1. Trade negotiations at the WTO – The UK government has been at the forefront of pushing an aggressive ‘free trade’ agenda at the WTO, dismissing developing country pleas that they should be allowed to defend their infant industries from predatory EU and US multinationals.

2. Bilateral trade agreements – The UK also stands behind the damaging Economic Partnership Agreements (EPAs) designed to open up markets in African, Caribbean and Pacific countries, exposing small-scale producers to overwhelming competition from powerful multinationals.

3. Privatisation of services in developing countries – The UK has taken the lead in promoting privatisation of public services in developing countries, despite the increases in poverty this has brought. DFID has channelled millions of pounds from the aid budget to privatisation consultants such as KPMG, PricewaterhouseCoopers and the Adam Smith Institute, engaged to ‘advise’ developing country governments on the privatisation of their public services.

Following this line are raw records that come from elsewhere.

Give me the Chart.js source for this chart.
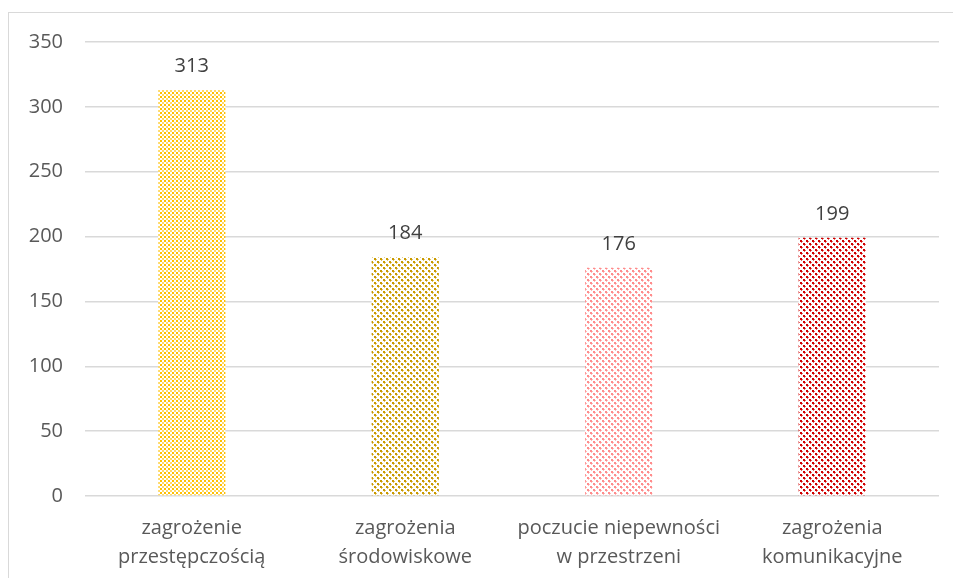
<!DOCTYPE html>
<html>
<head>
<meta charset="utf-8">
<script src="https://cdn.jsdelivr.net/npm/chart.js@4/dist/chart.umd.min.js"></script>
<style>
    html, body { margin: 0; padding: 0; background: #fff; }
    #frame {
        position: absolute; left: 8px; top: 12px; width: 960px; height: 580px;
        border-left: 1px solid #d9d9d9; border-top: 1px solid #d9d9d9;
    }
    #wrap { position: absolute; left: 8px; top: 12px; width: 945px; height: 566px; }
</style>
</head>
<body>
<div id="frame"></div>
<div id="wrap"><canvas id="barChart"></canvas></div>
<script>
const categories = [
    ['zagrożenie', 'przestępczością'],
    ['zagrożenia', 'środowiskowe'],
    ['poczucie niepewności', 'w przestrzeni'],
    ['zagrożenia', 'komunikacyjne']
];
const values = [313, 184, 176, 199];
const yTicks = [0, 50, 100, 150, 200, 250, 300, 350];
const barColors = ['#FFC000', '#C99A00', '#FF8C8C', '#D00000'];

// small tiled fills like the office pattern fills
function makePattern(color, kind) {
    const c = document.createElement('canvas');
    const g = c.getContext('2d');
    if (kind === 'dots') {
        c.width = 4; c.height = 4;
        g.fillStyle = '#fff'; g.fillRect(0, 0, 4, 4);
        g.fillStyle = color;
        g.fillRect(0, 0, 2, 2);
        g.globalAlpha = 0.6;
        g.fillRect(2, 2, 2, 2);
    } else {
        c.width = 6; c.height = 6;
        g.fillStyle = '#fff'; g.fillRect(0, 0, 6, 6);
        g.fillStyle = color;
        g.fillRect(0, 0, 2, 2);
        g.fillRect(3, 3, 2, 2);
        g.globalAlpha = 0.6;
        g.fillRect(2, 1, 1, 1);
        g.fillRect(1, 2, 1, 1);
        g.fillRect(5, 4, 1, 1);
        g.fillRect(4, 5, 1, 1);
    }
    return g.createPattern(c, 'repeat');
}

const ctx = document.getElementById('barChart').getContext('2d');
const fills = [
    makePattern(barColors[0], 'dots'),
    makePattern(barColors[1], 'lattice'),
    makePattern(barColors[2], 'lattice'),
    makePattern(barColors[3], 'lattice')
];
const fontFamily = '"Open Sans", Lato, sans-serif';

const valueLabels = {
    id: 'valueLabels',
    afterDatasetsDraw(chart) {
        const c = chart.ctx;
        const meta = chart.getDatasetMeta(0);
        c.save();
        c.font = '20px ' + fontFamily;
        c.fillStyle = '#404040';
        c.textAlign = 'center';
        c.textBaseline = 'alphabetic';
        meta.data.forEach(function (bar, i) {
            c.fillText(String(values[i]), bar.x, bar.y - 18);
        });
        c.restore();
    }
};

new Chart(ctx, {
    type: 'bar',
    data: {
        labels: categories,
        datasets: [{
            data: values,
            backgroundColor: fills,
            borderWidth: 0,
            categoryPercentage: 1,
            barPercentage: 0.315
        }]
    },
    options: {
        responsive: true,
        maintainAspectRatio: false,
        animation: false,
        layout: { padding: { top: 30, right: 14, left: 0, bottom: 0 } },
        plugins: {
            legend: { display: false },
            tooltip: { enabled: false }
        },
        scales: {
            y: {
                min: 0,
                max: 350,
                afterBuildTicks: function (scale) {
                    scale.ticks = yTicks.map(v => ({ value: v }));
                },
                afterFit: function (scale) {
                    scale.width = 77;
                    scale.paddingTop = 0;
                    scale.paddingBottom = 0;
                },
                border: { display: false },
                grid: { color: '#d9d9d9', lineWidth: 1.5, drawTicks: false },
                ticks: {
                    padding: 22,
                    color: '#595959',
                    font: { family: fontFamily, size: 20 }
                }
            },
            x: {
                afterFit: function (scale) { scale.height = 82; },
                border: { display: false },
                grid: { display: false },
                ticks: {
                    padding: 10,
                    color: '#595959',
                    maxRotation: 0,
                    autoSkip: false,
                    font: { family: fontFamily, size: 20, lineHeight: 1.45 }
                }
            }
        }
    },
    plugins: [valueLabels]
});
</script>
</body>
</html>
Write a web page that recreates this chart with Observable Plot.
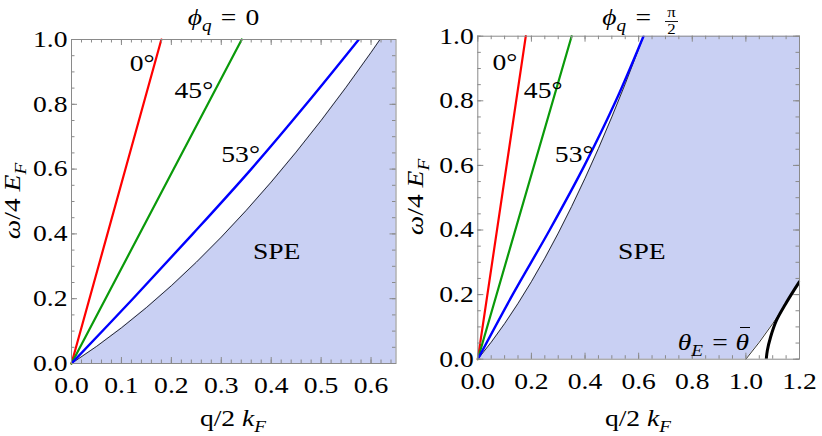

4. Climate change – The UK has failed to control its own greenhouse gas emissions in the face of powerful industry lobby groups. It has also continued to use financial institutions, such as the World Bank, to fund fossil fuel extraction overseas. As one of the largest historic emitters of greenhouse gases, it needs to show the way by reducing UK carbon dioxide emissions year on year.

5. Corporate accountability – The UK government has undermined international calls to hold multinational corporations to account for their activities overseas, championing the voluntary alternative of ‘corporate social responsibility’ rather than corporate regulation.